Where does my daughter get her bad attitude? She is only three years old...what has happened in her short life to make her as cranky as Archie Bunker? Seriously? Today, I got home from work to find Sophie in a foul mood. Immediately after I walked in the door, I had to tell the kids to get their boots and coats on so we could go pick up Lucas from school. Nicholas, being the eternally cheerful child that he is, complied right away, chatting away and smiling a goofy grin the entire time. Sophie, being the eternally willful child SHE is, immediately began complaining. Five more minutes? I don't want to. I can't walk. She dropped to the floor complaining that she was tired. "Sophie, get your boots on." Nothing. So I raised my voice a tad. "Now. Get your boots on. We have to go get your brother" Again, nothing. This time I lowered my voice, producing the most menacing tone I could muster. "Sophie Elizabeth," I growled, "get your boots on right now." Still nothing. Ok...time to pull out the big guns. "If you don't get your boots on right now, girl, you are not going to get a happy meal (we typically get happy meals on Thursdays because the kids have their ECFE class)." This time I got a dirty look....a glare of pure evil. But no movement from the floor at all. "Ok...Nicholas and Lucas are getting happy meals, but Sophie is not," I announced to no one in particular. Sophie, with steady confidence in her voice, responded simply,"Yes I am." At this point, I had had enough. Why am I arguing with a 3 year old? I am bigger than her. Much bigger than her. I jerked her up from the floor, forced her shoes onto her feet while she was laying sprawled out over the ottoman complaining that she was "exhausted." I had to put her coat on while holding her in the air...not an easy task. I carried her limp body to the van and fought to get her hands out of her coat pockets to strap her in. I finally fell into the front driver's seat, exhausted from my run-in with the beast.
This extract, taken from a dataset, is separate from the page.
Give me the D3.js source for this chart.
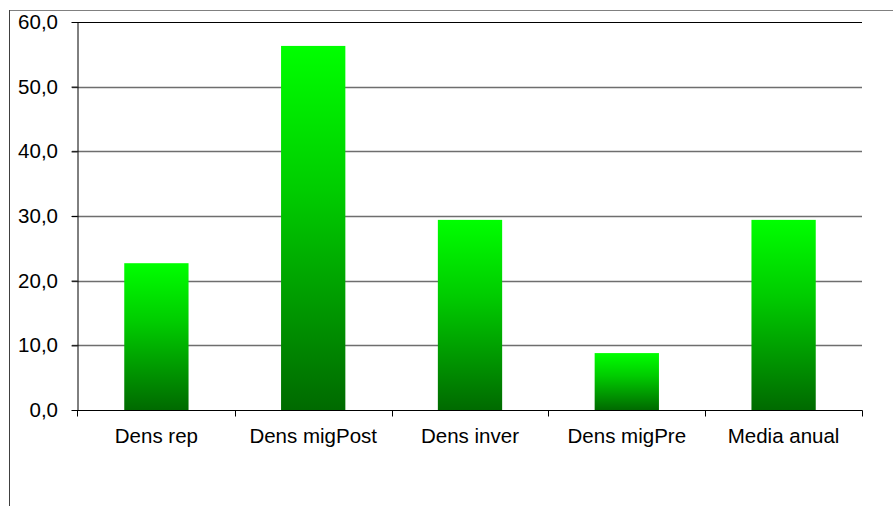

Sophie was not done, however. As soon as I started the car, she screamed, "I don't want to listen to the radio!" Too bad. I turned the radio on. "I hate music!" Again, too bad. "Cover your ears," I told her. She put her hands over her ears as I watched her in the rearview mirror. She kept her hands over her ears the entire ride to Lucas' school, occasionally yelling out "I can still hear it!" Perhaps I am a vindictive woman, but every time she yelled that she could still hear the radio, I turned it up a notch. When we parked in front of Lucas' school, Sophie informed me that she couldn't walk because she was tired and that I would have to carry her. Nope. Not gonna happen. I told her that she would have to walk or she would wait in the car all alone while Nicholas and I went in and got Lucas. Luckily, she didn't call my bluff on that one. Instead, she screamed at the top of her lungs that her legs were "tired." Now normally, if she were being pleasant, I wouldn't have minded carrying her at all. However, in that moment, we were at war. Opposing camps. There would be no compromises. She was the enemy and I'll be damned if I was going to carry her! She did eventually walk into school of her own accord. I had won the battle, but I knew from her demeanor that the war was far from over. We may be fighting this war for years to come. Our own Hundred Years War. Mothers and daughters....the eternal struggle.

Did I get her a happy meal? Yes, of course. By the time we got to McDonalds, she had fallen asleep in the car. I guess she really was tired. She may have days where I swear that she is channeling Satan himself...but when she is asleep, Sophie is the most beautiful, precious creature I have ever seen. One look at Sleeping Beauty in the back seat and I melted. She is capable of pushing my buttons in a way the boys can't. I realize that we butt heads more than we should. Maybe it's because she's a girl? Maybe it's because we're a little too much alike? Maybe I see too much of myself in her, so I expect more from her? I don't know. But she got her happy meal. Perhaps I did not win the battle after all.

1 comments:

Jen said...

LOL! Oh My.......... she reminds me of my sister little girls... Drama, lol. Sometimes we forget that they are just lil people who have bad days too. Poor thing was just tired and maybe having a case of the winter blues :) Shes such a cutie.